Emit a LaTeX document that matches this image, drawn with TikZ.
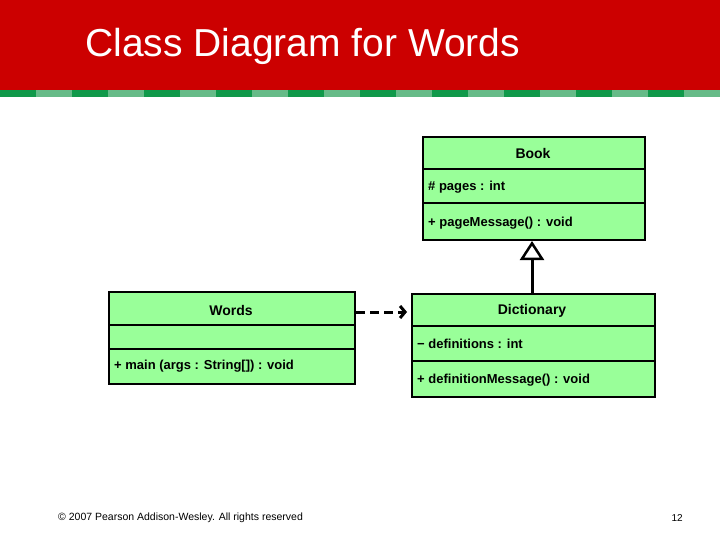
\documentclass[tikz,border=0pt]{standalone}
\usepackage{fontspec}
\setmainfont{Liberation Sans}
\usetikzlibrary{arrows.meta}
\definecolor{hdrred}{RGB}{204,0,0}
\definecolor{dkgreen}{RGB}{16,153,74}
\definecolor{ltgreen}{RGB}{102,187,136}
\definecolor{boxgreen}{RGB}{153,255,153}
\begin{document}
\begin{tikzpicture}[x=1pt,y=-1pt,
  cls/.style={draw=black,line width=1.8pt,fill=boxgreen,inner sep=0,anchor=north west},
  txt/.style={font=\fontsize{14}{16}\selectfont\bfseries,inner sep=0},
  stxt/.style={font=\fontsize{13}{15}\selectfont\bfseries,inner sep=0},
  comp/.style={line width=1.8pt}]
\useasboundingbox (0,0) rectangle (720,540);
\fill[white] (0,0) rectangle (720,540);
\fill[hdrred] (0,0) rectangle (720,90);
\foreach \i in {0,...,19}{
  \pgfmathsetmacro\xx{\i*36}
  \ifodd\i \fill[ltgreen] (\xx,90) rectangle ++(36,7);
  \else \fill[dkgreen] (\xx,90) rectangle ++(36,7); \fi}
\node[anchor=west,text=white,font=\fontsize{39}{44}\selectfont,inner sep=0] (title) at (85,46) {Class Diagram for Words};
% Book
\node[cls,minimum width=222,minimum height=103] (book) at (422,136) {};
\draw[comp] (422,169) -- (644,169) (422,203) -- (644,203);
\node[txt] (bookt) at (533,153) {Book};
\node[stxt,anchor=west] (booka) at (428,187) {\# pages : int};
\node[stxt,anchor=west] (bookm) at (428,223) {+ pageMessage() : void};
% Dictionary
\node[cls,minimum width=243,minimum height=103] (dict) at (411,293) {};
\draw[comp] (411,326) -- (654,326) (411,361) -- (654,361);
\node[txt] (dictt) at (532,311) {Dictionary};
\node[stxt,anchor=west] (dicta) at (417,344) {\textminus{} definitions : int};
\node[stxt,anchor=west] (dictm) at (417,380) {+ definitionMessage() : void};
% Words
\node[cls,minimum width=246,minimum height=92] (words) at (108,291) {};
\draw[comp] (108,325) -- (354,325) (108,349) -- (354,349);
\node[txt] (wordst) at (231,310) {Words};
\node[stxt,anchor=west] (wordsm) at (114,366) {+ main (args : String[]) : void};
% connectors
\coordinate (dsrc) at (356,312);
\coordinate (ddst) at (407,312);
\draw[line width=3pt,dash pattern=on 9pt off 5pt,-{Straight Barb[length=5pt,width=12pt,line width=3pt]}] (dsrc) -- (ddst);
\coordinate (itop) at (532,241);
\draw[line width=3pt,-{Triangle[open,length=19pt,width=24pt,line width=2.5pt]}] (532,293) -- (itop);
% footer
\node[anchor=west,font=\fontsize{10.5}{12}\selectfont,inner sep=0] (copy) at (58,518) {© 2007 Pearson Addison-Wesley. All rights reserved};
\node[anchor=east,font=\fontsize{10}{12}\selectfont,inner sep=0] (pg) at (683,518) {12};
\end{tikzpicture}
\end{document}
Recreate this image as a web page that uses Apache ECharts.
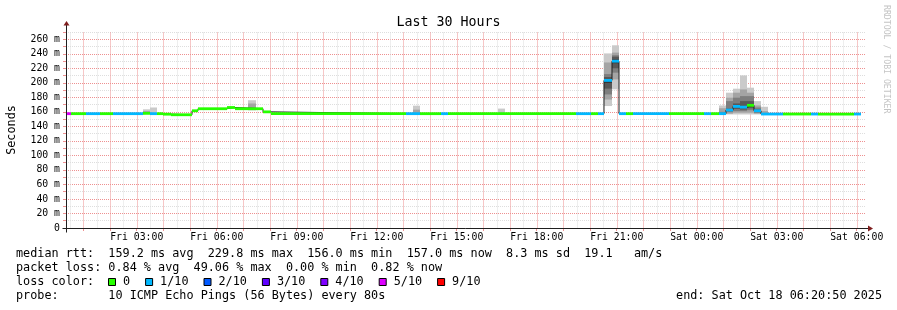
<!DOCTYPE html>
<html><head><meta charset="utf-8">
<script src="https://cdn.jsdelivr.net/npm/echarts@6/dist/echarts.min.js"></script>
<style>html,body{margin:0;padding:0;background:#fff}#c{width:897px;height:310px}</style>
</head><body><div id="c"></div>
<script>
// time unit: hours since Fri 17 Oct 2025 00:00
const windowStart = 0.3472;   // Fri 00:20:50
const windowEnd = 30.3472;    // Sat 06:20:50
const xTickHours = [3, 6, 9, 12, 15, 18, 21, 24, 27, 30];
const xTickLabels = ['Fri 03:00', 'Fri 06:00', 'Fri 09:00', 'Fri 12:00', 'Fri 15:00', 'Fri 18:00', 'Fri 21:00', 'Sat 00:00', 'Sat 03:00', 'Sat 06:00'];
const yMax = 270;
const yTickValues = [0, 20, 40, 60, 80, 100, 120, 140, 160, 180, 200, 220, 240, 260];
const yTickLabels = ['0', '20 m', '40 m', '60 m', '80 m', '100 m', '120 m', '140 m', '160 m', '180 m', '200 m', '220 m', '240 m', '260 m'];

// median rtt (ms) segments: [start hour, end hour, median, loss index]
const medianSegments = [
  [0.347, 0.535, 157.5, 5], [0.535, 1.097, 157.5, 0], [1.097, 1.622, 157.5, 1], [1.622, 2.110, 157.5, 0],
  [2.110, 3.235, 157.5, 1], [3.235, 3.497, 158, 0], [3.497, 3.760, 157.5, 1], [3.760, 3.985, 157.5, 0],
  [3.985, 4.285, 156.8, 0], [4.285, 5.072, 156, 0], [5.072, 5.297, 161.5, 0], [5.297, 6.385, 164.3, 0],
  [6.385, 6.685, 166, 0], [6.685, 7.735, 164.3, 0], [7.735, 8.035, 160, 0], [8.035, 13.097, 157.5, 0],
  [13.097, 13.622, 157.5, 1], [13.622, 14.410, 157.5, 0], [14.410, 14.672, 157.5, 1], [14.672, 19.472, 157.5, 0],
  [19.472, 20.035, 157.5, 1], [20.035, 20.297, 157.5, 0], [20.297, 20.522, 157.5, 1], [20.522, 20.822, 203.3, 1],
  [20.822, 21.085, 229.8, 1], [21.085, 21.347, 157.5, 1], [21.347, 21.610, 157.5, 0], [21.610, 22.960, 157.5, 1],
  [22.960, 24.272, 157.5, 0], [24.272, 24.535, 157.5, 1], [24.535, 24.835, 157.5, 0], [24.835, 25.097, 157.5, 1],
  [25.097, 25.360, 162.5, 1], [25.360, 25.622, 167.5, 1], [25.622, 25.885, 166.5, 1], [25.885, 26.147, 169, 0],
  [26.147, 26.410, 161.5, 1], [26.410, 27.235, 157, 1], [27.235, 28.285, 157, 0], [28.285, 28.547, 157, 1],
  [28.547, 29.897, 157, 0], [29.897, 30.160, 157, 1]
];

// smoke: [start hour, end hour, 10 sorted ping rtts (ms)]
const smokeColumns = [
  [3.235, 3.497, 156.5, 157, 157, 157.5, 157.5, 157.5, 158, 158.5, 161, 163.5],
  [3.497, 3.760, 156, 156.5, 157, 157, 157, 157, 157.5, 157.5, 158, 166],
  [7.172, 7.472, 162, 163, 163.5, 164, 164, 164.5, 165, 165.5, 171.5, 176],
  [13.360, 13.622, 156.5, 157, 157, 157, 157.5, 157.5, 158, 158, 163, 168.5],
  [16.547, 16.810, 156.5, 157, 157, 157, 157.5, 157.5, 158, 158, 159, 164.5],
  [20.522, 20.822, 168, 177, 184, 192, 200, 205, 208, 212, 228, 240.5],
  [20.822, 21.085, 191, 204.7, 214, 220, 227, 232, 236, 238, 241.6, 251.7],
  [24.835, 25.097, 156.4, 157, 157, 157.2, 157.5, 157.8, 158, 160, 165, 168.8],
  [25.097, 25.360, 156.4, 157.5, 159.6, 161, 162, 163, 164.3, 174.8, 179.5, 186.4],
  [25.360, 25.622, 156.4, 158.8, 161, 164, 166.5, 168.5, 171.6, 179.5, 186.4, 191.9],
  [25.622, 25.885, 156.4, 158.8, 161, 163, 165.5, 168, 174.8, 181.7, 190.9, 210.2],
  [25.885, 26.147, 156.4, 158.8, 162.3, 165, 168, 170, 174.8, 181.7, 186.4, 193.3],
  [26.147, 26.410, 156.4, 157.5, 158.5, 160, 161, 162, 163.5, 166, 168.8, 174.8],
  [26.410, 26.672, 156, 156.5, 157, 157, 157, 157, 157.5, 158, 161, 167]
];

const lossLabels = ['0', '1/10', '2/10', '3/10', '4/10', '5/10', '9/10'];
const lossColors = ['#26ff00', '#00b8ff', '#0059ff', '#5e00ff', '#7e00ff', '#dd00ff', '#ff0000'];
const smokeShades = ['#cacaca', '#a4a4a4', '#7e7e7e', '#585858', '#323232'];

const titleText = 'Last 30 Hours';
const yAxisTitle = 'Seconds';
const statsLines = [
  'median rtt:  159.2 ms avg  229.8 ms max  156.0 ms min  157.0 ms now  8.3 ms sd  19.1   am/s',
  'packet loss: 0.84 % avg  49.06 % max  0.00 % min  0.82 % now'
];
const lossRowLabel = 'loss color:';
const probeLine = 'probe:       10 ICMP Echo Pings (56 Bytes) every 80s';
const endLine = 'end: Sat Oct 18 06:20:50 2025';
const watermark = 'RRDTOOL / TOBI OETIKER';

const MONO = '"DejaVu Sans Mono", "Liberation Mono", monospace';
const majorGrid = '#ee9090';
const minorGrid = '#dedede';
const gridDash = [1, 1];

const minorHours = [], majorHours = [];
for (let h = Math.ceil(windowStart * 2) / 2; h <= windowEnd; h += 0.5) (Number.isInteger(h) ? majorHours : minorHours).push(h);

// median line points (step)
const medianPoints = medianSegments.map(s => [s[0], s[2]]);
medianPoints.push([medianSegments[medianSegments.length - 1][1], medianSegments[medianSegments.length - 1][2]]);

const chart = echarts.init(document.getElementById('c'), null, { renderer: 'canvas' });

const option = {
  animation: false,
  backgroundColor: '#ffffff',
  title: {
    text: titleText, left: 'center', top: 11,
    textStyle: { fontFamily: MONO, fontSize: 13.3, fontWeight: 'normal', color: '#000' }
  },
  grid: { left: 66, right: 31, top: 32, bottom: 82, containLabel: false, outerBoundsMode: 'none' },
  xAxis: {
    type: 'value', min: windowStart, max: windowEnd,
    axisLine: { show: false },
    splitLine: { show: false },
    axisTick: { show: true, customValues: majorHours, length: 3, lineStyle: { color: majorGrid } },
    axisLabel: {
      customValues: xTickHours, margin: 4,
      formatter: v => xTickLabels[xTickHours.indexOf(Math.round(v))] || '',
      fontFamily: MONO, fontSize: 9.8, color: '#000'
    }
  },
  yAxis: {
    type: 'value', min: 0, max: yMax, interval: 10,
    name: yAxisTitle, nameLocation: 'middle', nameRotate: 90, nameGap: 48,
    nameTextStyle: { fontFamily: MONO, fontSize: 11.8, color: '#000' },
    axisLine: { show: false },
    axisTick: { show: true, length: 3, lineStyle: { color: majorGrid } },
    axisLabel: {
      margin: 6, fontFamily: MONO, fontSize: 9.8, color: '#000',
      formatter: v => { const i = yTickValues.indexOf(v); return i >= 0 ? yTickLabels[i] : ''; }
    },
    splitLine: { show: true, lineStyle: { color: [majorGrid, minorGrid], type: gridDash, width: 1 } }
  },
  series: [
    {
      name: 'smoke', type: 'custom', z: 2, silent: true,
      data: smokeColumns.map(c => [c[0], c[1], c[2], c[11]]),
      encode: { x: [0, 1], y: [2, 3] },
      renderItem: (params, api) => {
        const col = smokeColumns[params.dataIndex];
        const p = col.slice(2);
        const children = [];
        for (let k = 0; k < 5; k++) {
          const a = api.coord([col[0], p[9 - k]]);
          const b = api.coord([col[1], p[k]]);
          children.push({ type: 'rect', shape: { x: a[0], y: a[1], width: b[0] - a[0], height: b[1] - a[1] }, style: { fill: smokeShades[k] } });
        }
        return { type: 'group', children };
      }
    },
    {
      name: 'median', type: 'line', z: 3, step: 'end', symbol: 'none', silent: true,
      data: medianPoints,
      lineStyle: { color: '#202020', width: 1 }
    },
    {
      name: 'loss', type: 'custom', z: 4, silent: true,
      data: medianSegments.map(s => [s[0], s[1], s[2]]),
      encode: { x: [0, 1], y: 2 },
      renderItem: (params, api) => {
        const s = medianSegments[params.dataIndex];
        const a = api.coord([s[0], s[2]]);
        const b = api.coord([s[1], s[2]]);
        return { type: 'rect', shape: { x: a[0], y: a[1] - 1.4, width: b[0] - a[0], height: 2.8 }, style: { fill: lossColors[s[3]] } };
      }
    }
  ]
};
chart.setOption(option);

// grid lines, axes lines, arrows, legend text
const o = chart.convertToPixel({ xAxisIndex: 0, yAxisIndex: 0 }, [windowStart, 0]);
const tr = chart.convertToPixel({ xAxisIndex: 0, yAxisIndex: 0 }, [windowEnd, yMax]);
const ax = Math.round(o[0]) + 0.5, ay = Math.round(o[1]) + 0.5;
const g = [];
[[minorHours, minorGrid], [majorHours, majorGrid]].forEach(([hours, color]) => {
  hours.forEach(h => {
    const x = Math.round(chart.convertToPixel({ xAxisIndex: 0 }, h)) + 0.5;
    g.push({ type: 'line', silent: true, z: 1, shape: { x1: x, y1: ay, x2: x, y2: tr[1] }, style: { stroke: color, lineWidth: 1, lineDash: gridDash } });
  });
});
g.push({ type: 'line', shape: { x1: ax, y1: ay + 4, x2: ax, y2: tr[1] - 7 }, style: { stroke: '#1f1f1f', lineWidth: 1 }, z: 10 });
g.push({ type: 'line', shape: { x1: ax - 4, y1: ay, x2: tr[0] + 2, y2: ay }, style: { stroke: '#1f1f1f', lineWidth: 1 }, z: 10 });
g.push({ type: 'polygon', shape: { points: [[ax - 3, tr[1] - 6.5], [ax + 3, tr[1] - 6.5], [ax, tr[1] - 11]] }, style: { fill: '#7f1f1f' }, z: 10 });
g.push({ type: 'polygon', shape: { points: [[tr[0] + 2, ay - 3], [tr[0] + 2, ay + 3], [tr[0] + 7, ay]] }, style: { fill: '#7f1f1f' }, z: 10 });

const charW = 7.1;
const fs = 11.8;
const rowY = [254, 268, 282, 296];
statsLines.forEach((t, i) => g.push({ type: 'text', x: 16, y: rowY[i], style: { text: t, fontFamily: MONO, fontSize: fs, fill: '#000', verticalAlign: 'middle' } }));
g.push({ type: 'text', x: 16, y: rowY[2], style: { text: lossRowLabel, fontFamily: MONO, fontSize: fs, fill: '#000', verticalAlign: 'middle' } });
let lx = 108;
lossLabels.forEach((lab, i) => {
  g.push({ type: 'rect', shape: { x: lx + 0.5, y: rowY[2] - 3.5, width: 7, height: 7 }, style: { fill: lossColors[i], stroke: '#000', lineWidth: 1 } });
  g.push({ type: 'text', x: lx + 15, y: rowY[2], style: { text: lab, fontFamily: MONO, fontSize: fs, fill: '#000', verticalAlign: 'middle' } });
  lx += 15 + lab.length * charW + 15;
});
g.push({ type: 'text', x: 16, y: rowY[3], style: { text: probeLine, fontFamily: MONO, fontSize: fs, fill: '#000', verticalAlign: 'middle' } });
g.push({ type: 'text', x: 882, y: rowY[3], style: { text: endLine, fontFamily: MONO, fontSize: fs, fill: '#000', verticalAlign: 'middle', align: 'right' } });
g.push({ type: 'text', x: 886, y: 5, rotation: -Math.PI / 2, style: { text: watermark, fontFamily: MONO, fontSize: 8.2, fill: '#c4c4c4', verticalAlign: 'middle', align: 'left' } });

chart.setOption({ graphic: { elements: g } });
</script>
</body></html>
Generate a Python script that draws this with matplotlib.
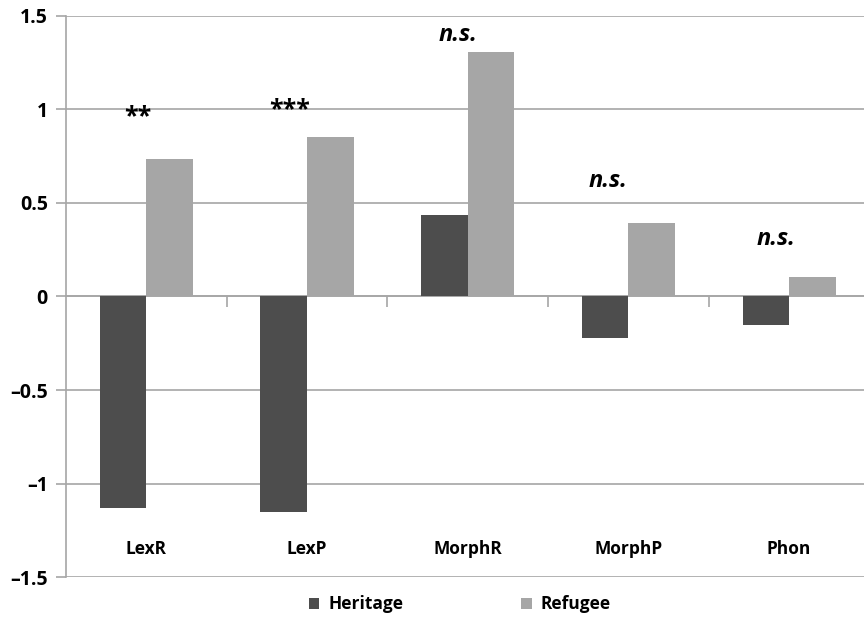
============
Report all lines of the data that include the word "with".

Emit a LaTeX document that matches this image, drawn with TikZ.
Generate a Python script that draws this with matplotlib.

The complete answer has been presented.